Sir Bobby witnessed the destruction caused by landmines on visits to Cambodia and Bosnia as a Laureus Sport for Good Ambassador.

He founded Find A Better Way after recognising that research and development held the key to making the major changes necessary to allow humanitarian demining teams to rid the world of the threat of landmines.

Sir Bobby Charlton: The footballer

One of only three English footballers to be knighted, Sir Bobby Charlton enjoyed a hugely successful career for both Manchester United and England.

He rose to prominence as a member of the famous Busby Babes team put together by Sir Matt Busby and was among survivors of the Munich air crash of February, 1958.

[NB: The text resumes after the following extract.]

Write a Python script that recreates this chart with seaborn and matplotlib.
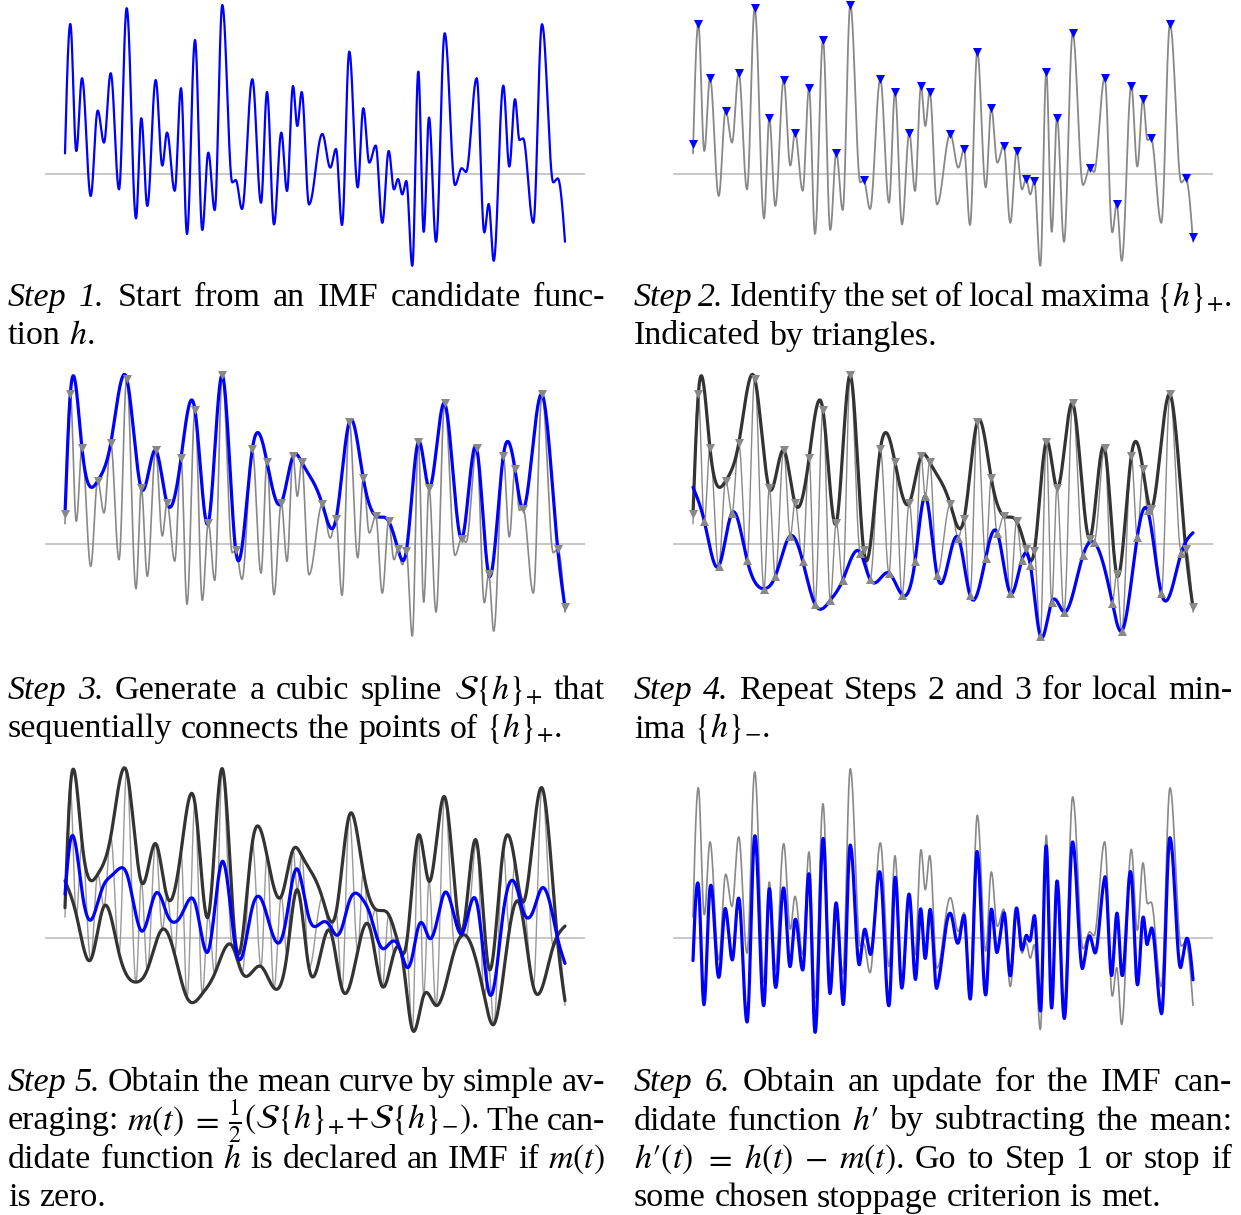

In a 17-year playing career with Manchester United, Sir Bobby played a record 754 games, scoring 247 goals. He was a prominent member of the England team which won the World Cup in 1966.

Charlton, nephew of the great Newcastle striker Jackie Milburn, turned professional with United in October 1954, winning the FA Youth Cup in 1954, 1955 and 1956.

His league debut came on 6 October 1956 against Charlton Athletic at Old Trafford and he made an immediate impact, scoring twice despite carrying an injury.

Charlton was integral in the rebuilding of the Manchester United team following the tragedy in Munich. A permanent switch to a deep-lying forward role brought the best from him, and he was vital as United won the league championships in 1965 and 1967.

Those successes flanked international glory with England. Shortly before the 1966 World Cup, Charlton was named Football Writers’ Association Player of the Year and European Footballer of the Year in quick succession.

He went on to play a starring role as Alf Ramsey’s side won the tournament, scoring twice in the semi-final win over Portugal. Charlton went on to win 106 caps – three as captain – scoring a record 49 England goals.

Charlton’s finest hour at club level came in May 1968 when he captained United to a European Cup triumph. Sir Bobby scored twice in a 4-1 extra-time victory over Benfica at Wembley.

He was part of United’s famous Charlton, Best and Law “trinity” and a statue of the trio was unveiled outside Old Trafford in 2008.

Sir Bobby still plays an active role at Manchester United as an Ambassador and Board member.